21 MARCH 1908, Page 3

The Morning Post in a leading article in Wednesday's issue

makes so just and so sound a comment upon the Council's resolutions that we feel we cannot do better than quote a portion of it :—

" Opposition to a time-limit, regardless of its length, implies a claim to perpetual renewal of annual licenses for which there is not even the shadow of justification. To say that no time-limit is admissible is to say that the license-holders have a freehold. Yet this is exactly what no responsible person can claim for them. It was what Mr. Balfour time after time in 1904 repudiated. It was once again repudiated by him on the introduction of the present Bill in words which expressly admitted the principle of a time-limit. It is, of course, only natural that those directly interested in licenses should oppose a time-limit.

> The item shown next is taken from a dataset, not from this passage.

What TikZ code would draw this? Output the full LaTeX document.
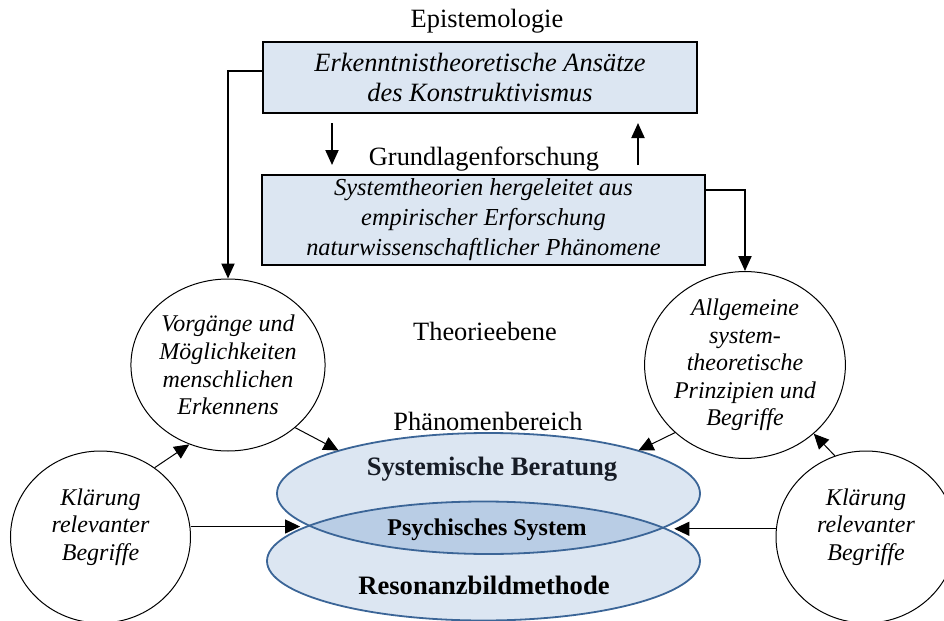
\documentclass[tikz,border=0pt]{standalone}
\usepackage{fontspec}
\setmainfont{Liberation Serif}
\usetikzlibrary{shapes.geometric,arrows.meta,calc}
\definecolor{boxfill}{HTML}{DCE6F2}
\definecolor{lensfill}{HTML}{B9CDE5}
\definecolor{ringline}{HTML}{3B6597}
\definecolor{headtext}{HTML}{171C26}
\begin{document}
\begin{tikzpicture}[x=0.5pt,y=-0.5pt,
  theorybox/.style={draw=black,line width=1pt,fill=boxfill,rectangle,inner sep=0pt,align=center},
  bubble/.style={draw=black,line width=0.5pt,ellipse,minimum width=90pt,minimum height=86pt,inner sep=0pt},
  bubbletext/.style={align=center,font=\fontsize{12}{13.8}\selectfont\itshape},
  level/.style={font=\fontsize{13.2}{15}\selectfont},
  link/.style={line width=0.5pt,-{Triangle[length=7.5pt,width=7pt]}},
  feed/.style={line width=1pt,-{Triangle[length=7.5pt,width=6.5pt]}}
]
\useasboundingbox (0,0) rectangle (944,621);

% level captions
\node[level] (epi) at (487,21) {Epistemologie};
\node[level] (grund) at (484,159) {Grundlagenforschung};
\node[level] (theo) at (485,331) {Theorieebene};
\node[level] (phaen) at (488,421) {Phänomenbereich};

% the two theory boxes
\node[theorybox,minimum width=217pt,minimum height=35.5pt,
      font=\fontsize{13.2}{15}\selectfont\itshape] (tb) at (480,77.5)
  {Erkenntnistheoretische Ansätze\\des Konstruktivismus};
\node[theorybox,minimum width=221.5pt,minimum height=45pt,
      font=\fontsize{12.2}{15}\selectfont\itshape] (lb) at (483.5,220)
  {Systemtheorien hergeleitet aus\\empirischer Erforschung\\naturwissenschaftlicher Phänomene};

% short arrows between the boxes
\coordinate (dnA) at (332,123);
\coordinate (dnB) at (332,165);
\coordinate (upA) at (638,165);
\coordinate (upB) at (638,123);
\draw[feed] (dnA) -- (dnB);
\draw[feed] (upA) -- (upB);

% theory circles
\node[bubble,bubbletext] (vl) at (228,365)
  {Vorgänge und\\Möglichkeiten\\menschlichen\\Erkennens};
\node[bubble,bubbletext] (ar) at (745,365)
  {Allgemeine\\system-\\theoretische\\Prinzipien und\\Begriffe};

% clarification circles
\node[bubble] (kl) at (100.5,537) {};
\node[bubble] (kr) at (866,537) {};
\node[bubbletext] (klt) at ($(kl.center)+(0,-10)$) {Klärung\\relevanter\\Begriffe};
\node[bubbletext] (krt) at ($(kr.center)+(0,-10)$) {Klärung\\relevanter\\Begriffe};

% field of phenomena: two overlapping ellipses
\node[ellipse,inner sep=0pt,fill=boxfill,minimum width=216.5pt,minimum height=59.5pt] (rb) at (483.5,561) {};
\node[ellipse,inner sep=0pt,fill=boxfill,minimum width=211.5pt,minimum height=60.5pt] (ub) at (488.5,493.5) {};
\begin{scope}
  \clip (ub.center) ellipse [x radius=105.75pt,y radius=30.25pt];
  \fill[lensfill] (rb.center) ellipse [x radius=108.25pt,y radius=29.75pt];
\end{scope}
\draw[ringline,line width=0.9pt] (rb.center) ellipse [x radius=108.25pt,y radius=29.75pt];
\draw[ringline,line width=0.9pt] (ub.center) ellipse [x radius=105.75pt,y radius=30.25pt];

\node[font=\fontsize{13.3}{15}\selectfont\bfseries,text=headtext] (sb) at (492,469) {Systemische Beratung};
\node[font=\fontsize{12}{14}\selectfont\bfseries] (ps) at (487,530) {Psychisches System};
\node[font=\fontsize{13.3}{15}\selectfont\bfseries] (rz) at (484,585) {Resonanzbildmethode};

% connectors from the boxes down to the circles
\draw[feed] ($(tb.west)+(0,-7)$) -| (vl.north);
\draw[feed] ($(lb.east)+(0,-30)$) -| (ar.north);

% connectors between circles and ellipses
\draw[link] (vl.-43) -- (ub.164);
\draw[link] (ar.-136) -- (ub.16);
\draw[link] (kl.52) -- (vl.-116);
\draw[link] (kr.111) -- (ar.-45);
\draw[link,shorten >=3pt] (kl.east |- rb.169) -- (rb.169);
\draw[link,shorten >=4pt] (kr.west |- rb.10) -- (rb.10);
\end{tikzpicture}
\end{document}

Whether or not any particular time-limit proposed would take from them anything that they have now, it is certain that the final defeat of all such proposals would give them something that they have not now, something worth fighting for,—a freehold in property which, as Mr. Balfour said, they now hold upon a security of tenure definitely and admittedly less than freehold. The attempt to defeat the very principle of a time-limit is therefore only natural. At the same time, it clearly puts those who make it outside the pale of argument. From any impartial point of view the principle must be admitted. The real controversy must turn upon the actual number of years proposed and the accompanying treatment of the trade in other respects during the currency of the period."